━━━ DATA PROVIDED

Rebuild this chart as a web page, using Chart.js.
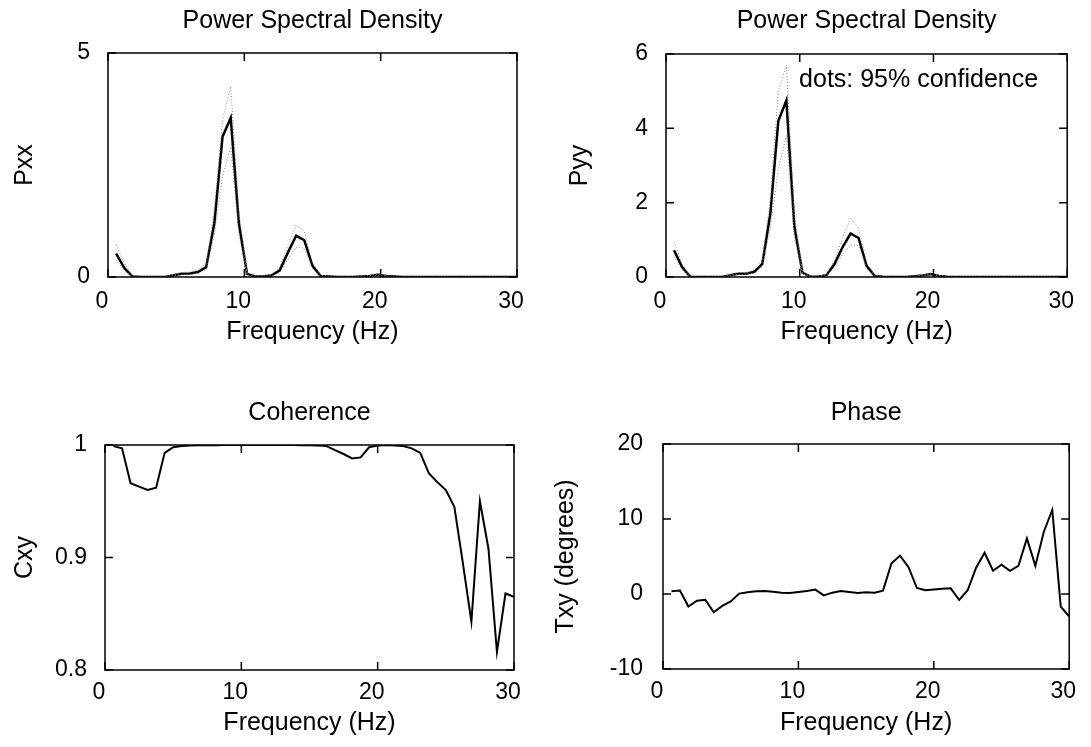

━━━━━━
━━━ DATA PROVIDED

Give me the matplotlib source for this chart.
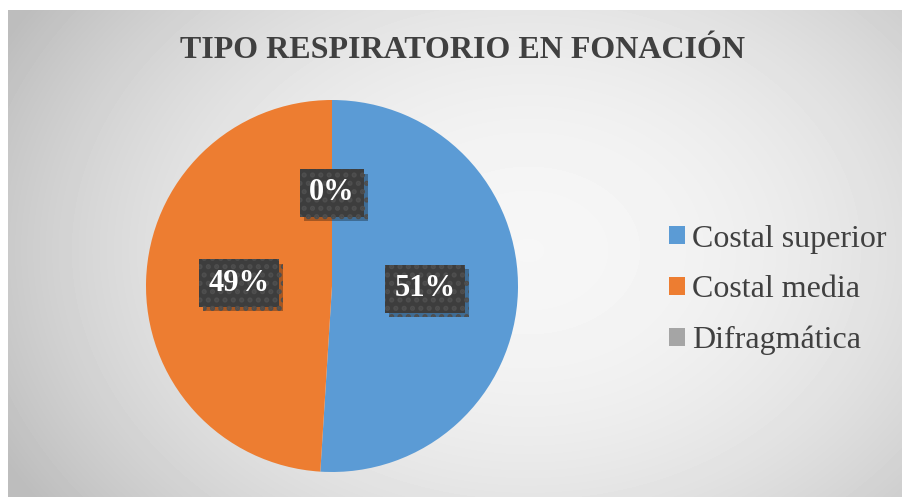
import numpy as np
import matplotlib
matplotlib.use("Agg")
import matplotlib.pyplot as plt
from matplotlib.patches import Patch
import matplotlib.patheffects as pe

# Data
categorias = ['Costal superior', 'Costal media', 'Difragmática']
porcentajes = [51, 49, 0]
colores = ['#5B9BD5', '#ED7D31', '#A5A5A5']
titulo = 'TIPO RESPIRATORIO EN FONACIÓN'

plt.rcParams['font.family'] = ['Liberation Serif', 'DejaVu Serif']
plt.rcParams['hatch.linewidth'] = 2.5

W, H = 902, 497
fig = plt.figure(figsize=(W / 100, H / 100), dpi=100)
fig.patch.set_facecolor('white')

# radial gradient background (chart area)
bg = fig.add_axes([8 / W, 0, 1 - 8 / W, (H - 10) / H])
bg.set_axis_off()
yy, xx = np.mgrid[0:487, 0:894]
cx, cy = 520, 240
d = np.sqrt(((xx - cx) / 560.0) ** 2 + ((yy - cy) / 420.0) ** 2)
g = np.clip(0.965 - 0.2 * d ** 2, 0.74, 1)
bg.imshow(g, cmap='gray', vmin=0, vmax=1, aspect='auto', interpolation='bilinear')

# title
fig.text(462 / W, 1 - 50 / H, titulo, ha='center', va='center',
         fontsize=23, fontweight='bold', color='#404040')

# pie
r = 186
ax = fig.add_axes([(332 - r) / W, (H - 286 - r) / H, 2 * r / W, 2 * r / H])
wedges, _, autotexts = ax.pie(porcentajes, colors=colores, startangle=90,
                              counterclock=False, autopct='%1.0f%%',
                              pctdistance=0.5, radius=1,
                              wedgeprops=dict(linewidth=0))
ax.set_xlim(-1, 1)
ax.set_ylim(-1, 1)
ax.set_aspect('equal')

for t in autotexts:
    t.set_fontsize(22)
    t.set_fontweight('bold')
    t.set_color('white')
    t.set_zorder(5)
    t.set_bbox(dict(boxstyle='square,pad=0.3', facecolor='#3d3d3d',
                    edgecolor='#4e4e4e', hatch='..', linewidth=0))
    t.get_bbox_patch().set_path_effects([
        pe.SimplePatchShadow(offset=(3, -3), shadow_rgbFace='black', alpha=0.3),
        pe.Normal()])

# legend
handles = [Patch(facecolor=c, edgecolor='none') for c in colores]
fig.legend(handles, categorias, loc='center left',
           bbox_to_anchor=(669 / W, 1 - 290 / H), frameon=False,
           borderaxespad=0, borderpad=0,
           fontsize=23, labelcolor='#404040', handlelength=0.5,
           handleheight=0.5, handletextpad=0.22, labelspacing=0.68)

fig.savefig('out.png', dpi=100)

━━━━━━
━━━ DATA PROVIDED

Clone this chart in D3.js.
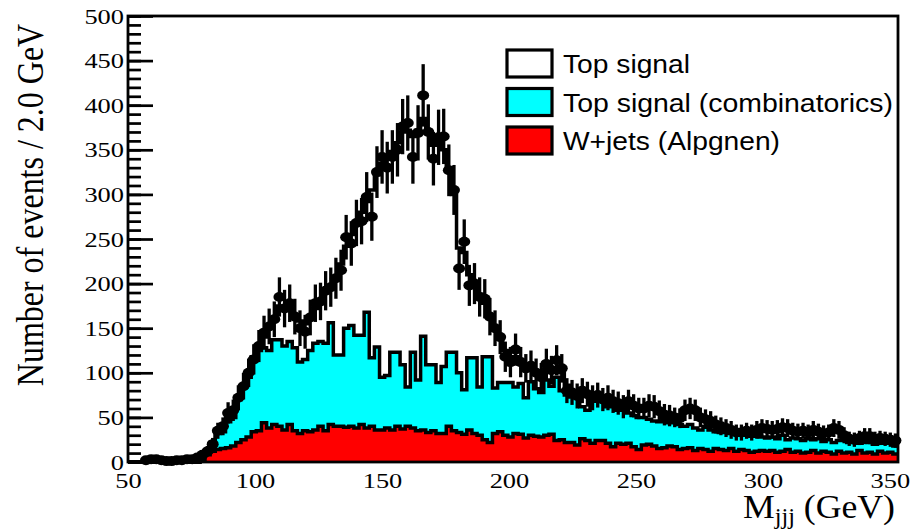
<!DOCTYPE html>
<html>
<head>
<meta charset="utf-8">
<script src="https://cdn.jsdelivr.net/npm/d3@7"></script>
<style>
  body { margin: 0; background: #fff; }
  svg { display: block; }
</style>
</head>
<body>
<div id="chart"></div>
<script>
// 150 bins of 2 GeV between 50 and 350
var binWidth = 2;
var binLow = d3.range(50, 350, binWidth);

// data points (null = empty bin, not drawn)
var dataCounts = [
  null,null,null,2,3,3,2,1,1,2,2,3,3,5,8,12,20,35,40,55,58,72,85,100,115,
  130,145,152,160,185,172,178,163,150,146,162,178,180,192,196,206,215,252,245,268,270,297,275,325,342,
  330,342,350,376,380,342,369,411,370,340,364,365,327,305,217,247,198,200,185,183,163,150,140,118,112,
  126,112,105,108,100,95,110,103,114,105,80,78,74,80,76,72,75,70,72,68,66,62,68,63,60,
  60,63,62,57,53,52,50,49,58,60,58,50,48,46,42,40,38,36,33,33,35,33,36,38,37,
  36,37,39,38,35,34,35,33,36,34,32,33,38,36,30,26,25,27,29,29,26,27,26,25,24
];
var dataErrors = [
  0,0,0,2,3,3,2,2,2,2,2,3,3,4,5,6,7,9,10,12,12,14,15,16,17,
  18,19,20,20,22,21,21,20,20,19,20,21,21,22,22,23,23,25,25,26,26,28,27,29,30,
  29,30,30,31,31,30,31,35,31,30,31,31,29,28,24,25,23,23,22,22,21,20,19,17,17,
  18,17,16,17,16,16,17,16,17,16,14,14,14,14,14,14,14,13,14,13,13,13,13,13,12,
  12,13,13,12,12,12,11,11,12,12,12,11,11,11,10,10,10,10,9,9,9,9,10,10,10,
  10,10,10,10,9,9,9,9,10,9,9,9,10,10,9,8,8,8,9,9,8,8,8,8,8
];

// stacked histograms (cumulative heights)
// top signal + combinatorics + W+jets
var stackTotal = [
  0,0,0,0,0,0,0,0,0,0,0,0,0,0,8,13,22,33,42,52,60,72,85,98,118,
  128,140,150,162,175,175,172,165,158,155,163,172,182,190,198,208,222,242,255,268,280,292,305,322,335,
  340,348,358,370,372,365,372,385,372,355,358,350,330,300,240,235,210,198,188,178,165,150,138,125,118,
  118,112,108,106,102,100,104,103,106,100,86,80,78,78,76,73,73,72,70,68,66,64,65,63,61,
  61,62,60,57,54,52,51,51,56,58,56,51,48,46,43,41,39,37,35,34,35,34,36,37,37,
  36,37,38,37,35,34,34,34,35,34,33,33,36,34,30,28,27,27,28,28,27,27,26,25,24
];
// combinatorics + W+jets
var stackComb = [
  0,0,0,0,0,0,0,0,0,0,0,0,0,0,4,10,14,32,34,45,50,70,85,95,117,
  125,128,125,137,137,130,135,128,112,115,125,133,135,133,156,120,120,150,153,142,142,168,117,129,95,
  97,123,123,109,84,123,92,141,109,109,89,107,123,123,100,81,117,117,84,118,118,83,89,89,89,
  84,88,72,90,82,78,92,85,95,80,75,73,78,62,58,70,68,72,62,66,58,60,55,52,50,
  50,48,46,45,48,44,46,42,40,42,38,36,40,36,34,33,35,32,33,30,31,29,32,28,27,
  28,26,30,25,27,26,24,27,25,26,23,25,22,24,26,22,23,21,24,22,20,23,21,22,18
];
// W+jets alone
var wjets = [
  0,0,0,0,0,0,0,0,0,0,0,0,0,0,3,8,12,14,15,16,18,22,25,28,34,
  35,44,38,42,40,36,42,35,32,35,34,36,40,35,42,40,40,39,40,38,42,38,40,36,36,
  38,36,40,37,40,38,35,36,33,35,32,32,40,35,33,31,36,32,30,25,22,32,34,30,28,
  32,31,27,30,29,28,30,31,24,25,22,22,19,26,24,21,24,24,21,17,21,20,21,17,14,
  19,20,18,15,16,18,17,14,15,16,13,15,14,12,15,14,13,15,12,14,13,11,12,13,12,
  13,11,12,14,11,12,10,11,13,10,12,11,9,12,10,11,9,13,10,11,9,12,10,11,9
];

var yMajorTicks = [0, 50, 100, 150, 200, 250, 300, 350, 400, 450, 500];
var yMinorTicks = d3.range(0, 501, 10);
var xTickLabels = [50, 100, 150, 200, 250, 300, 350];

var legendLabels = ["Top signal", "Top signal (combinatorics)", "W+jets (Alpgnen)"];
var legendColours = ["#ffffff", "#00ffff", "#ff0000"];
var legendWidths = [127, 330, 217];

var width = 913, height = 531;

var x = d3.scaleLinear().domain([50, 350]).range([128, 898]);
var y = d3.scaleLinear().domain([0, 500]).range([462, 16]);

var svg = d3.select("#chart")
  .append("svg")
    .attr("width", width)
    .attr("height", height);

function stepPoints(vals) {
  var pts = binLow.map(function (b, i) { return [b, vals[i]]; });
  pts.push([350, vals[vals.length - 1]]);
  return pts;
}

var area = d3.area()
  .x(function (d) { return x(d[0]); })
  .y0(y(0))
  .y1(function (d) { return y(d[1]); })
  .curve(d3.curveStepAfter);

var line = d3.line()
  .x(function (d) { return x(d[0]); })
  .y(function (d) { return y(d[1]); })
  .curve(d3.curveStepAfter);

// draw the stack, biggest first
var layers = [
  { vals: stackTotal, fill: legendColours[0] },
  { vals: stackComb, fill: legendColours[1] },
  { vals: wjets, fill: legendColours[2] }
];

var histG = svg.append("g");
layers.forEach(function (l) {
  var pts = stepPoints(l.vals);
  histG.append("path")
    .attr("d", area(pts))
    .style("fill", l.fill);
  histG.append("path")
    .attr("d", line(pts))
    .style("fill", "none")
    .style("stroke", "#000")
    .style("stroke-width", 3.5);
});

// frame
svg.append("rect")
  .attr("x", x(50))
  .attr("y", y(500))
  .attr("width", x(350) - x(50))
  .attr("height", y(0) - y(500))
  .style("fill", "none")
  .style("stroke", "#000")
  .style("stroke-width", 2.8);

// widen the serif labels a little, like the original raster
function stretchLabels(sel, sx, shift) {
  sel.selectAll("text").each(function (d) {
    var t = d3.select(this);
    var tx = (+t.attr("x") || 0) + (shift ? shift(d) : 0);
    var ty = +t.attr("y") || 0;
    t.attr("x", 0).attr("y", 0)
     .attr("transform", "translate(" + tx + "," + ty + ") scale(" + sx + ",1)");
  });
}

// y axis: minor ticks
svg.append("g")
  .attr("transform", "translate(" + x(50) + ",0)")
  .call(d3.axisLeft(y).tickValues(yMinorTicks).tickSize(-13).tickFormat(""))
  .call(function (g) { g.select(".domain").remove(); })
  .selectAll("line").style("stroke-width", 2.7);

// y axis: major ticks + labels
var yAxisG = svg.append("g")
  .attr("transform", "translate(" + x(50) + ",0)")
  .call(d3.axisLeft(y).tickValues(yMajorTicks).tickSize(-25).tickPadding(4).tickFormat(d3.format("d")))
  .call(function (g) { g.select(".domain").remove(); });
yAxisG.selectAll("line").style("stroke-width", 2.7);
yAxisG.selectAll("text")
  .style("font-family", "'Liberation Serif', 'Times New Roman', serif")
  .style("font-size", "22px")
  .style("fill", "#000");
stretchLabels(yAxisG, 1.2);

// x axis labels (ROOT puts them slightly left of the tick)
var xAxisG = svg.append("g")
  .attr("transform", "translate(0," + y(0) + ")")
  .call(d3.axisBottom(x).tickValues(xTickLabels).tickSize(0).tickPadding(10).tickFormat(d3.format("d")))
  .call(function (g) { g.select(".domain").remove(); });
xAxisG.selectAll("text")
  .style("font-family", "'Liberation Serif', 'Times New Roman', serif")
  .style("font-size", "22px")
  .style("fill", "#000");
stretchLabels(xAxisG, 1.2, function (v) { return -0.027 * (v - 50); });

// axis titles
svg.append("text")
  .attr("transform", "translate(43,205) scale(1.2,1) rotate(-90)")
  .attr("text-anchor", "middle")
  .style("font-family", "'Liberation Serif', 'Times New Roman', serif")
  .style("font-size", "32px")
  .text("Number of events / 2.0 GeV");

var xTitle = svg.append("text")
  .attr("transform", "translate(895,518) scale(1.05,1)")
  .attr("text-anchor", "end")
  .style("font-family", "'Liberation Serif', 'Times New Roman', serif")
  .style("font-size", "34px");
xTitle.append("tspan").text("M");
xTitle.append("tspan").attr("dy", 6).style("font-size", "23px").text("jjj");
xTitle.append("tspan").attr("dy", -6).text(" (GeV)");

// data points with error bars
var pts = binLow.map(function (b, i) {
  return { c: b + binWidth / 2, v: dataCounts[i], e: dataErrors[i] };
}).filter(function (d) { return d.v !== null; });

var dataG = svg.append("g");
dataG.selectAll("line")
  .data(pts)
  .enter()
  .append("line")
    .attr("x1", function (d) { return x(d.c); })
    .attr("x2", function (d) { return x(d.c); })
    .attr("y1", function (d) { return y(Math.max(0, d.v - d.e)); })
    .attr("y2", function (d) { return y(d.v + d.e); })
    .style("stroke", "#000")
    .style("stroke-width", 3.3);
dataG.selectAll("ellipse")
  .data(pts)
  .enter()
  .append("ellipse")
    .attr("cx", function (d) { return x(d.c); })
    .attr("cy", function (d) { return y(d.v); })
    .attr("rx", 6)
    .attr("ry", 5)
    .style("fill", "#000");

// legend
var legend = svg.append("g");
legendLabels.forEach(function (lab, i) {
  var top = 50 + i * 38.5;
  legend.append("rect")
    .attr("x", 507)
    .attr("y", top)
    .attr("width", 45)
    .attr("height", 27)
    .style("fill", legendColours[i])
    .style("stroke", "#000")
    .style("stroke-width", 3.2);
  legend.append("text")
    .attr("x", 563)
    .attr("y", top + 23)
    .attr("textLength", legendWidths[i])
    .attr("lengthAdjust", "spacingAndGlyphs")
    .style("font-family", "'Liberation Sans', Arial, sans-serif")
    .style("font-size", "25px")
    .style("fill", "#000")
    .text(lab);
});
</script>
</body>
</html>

━━━━━━

= INSTRUCTIONS FOR THE TASK =
Return the material from the line containing "Give me the matplotlib source for this chart." through the line containing "fontsize=23, fontweight='bold', color='#404040')", exactly and in full, but without its pictures.

= THE RESULT =
Give me the matplotlib source for this chart.
import numpy as np
import matplotlib
matplotlib.use("Agg")
import matplotlib.pyplot as plt
from matplotlib.patches import Patch
import matplotlib.patheffects as pe

# Data
categorias = ['Costal superior', 'Costal media', 'Difragmática']
porcentajes = [51, 49, 0]
colores = ['#5B9BD5', '#ED7D31', '#A5A5A5']
titulo = 'TIPO RESPIRATORIO EN FONACIÓN'

plt.rcParams['font.family'] = ['Liberation Serif', 'DejaVu Serif']
plt.rcParams['hatch.linewidth'] = 2.5

W, H = 902, 497
fig = plt.figure(figsize=(W / 100, H / 100), dpi=100)
fig.patch.set_facecolor('white')

# radial gradient background (chart area)
bg = fig.add_axes([8 / W, 0, 1 - 8 / W, (H - 10) / H])
bg.set_axis_off()
yy, xx = np.mgrid[0:487, 0:894]
cx, cy = 520, 240
d = np.sqrt(((xx - cx) / 560.0) ** 2 + ((yy - cy) / 420.0) ** 2)
g = np.clip(0.965 - 0.2 * d ** 2, 0.74, 1)
bg.imshow(g, cmap='gray', vmin=0, vmax=1, aspect='auto', interpolation='bilinear')

# title
fig.text(462 / W, 1 - 50 / H, titulo, ha='center', va='center',
         fontsize=23, fontweight='bold', color='#404040')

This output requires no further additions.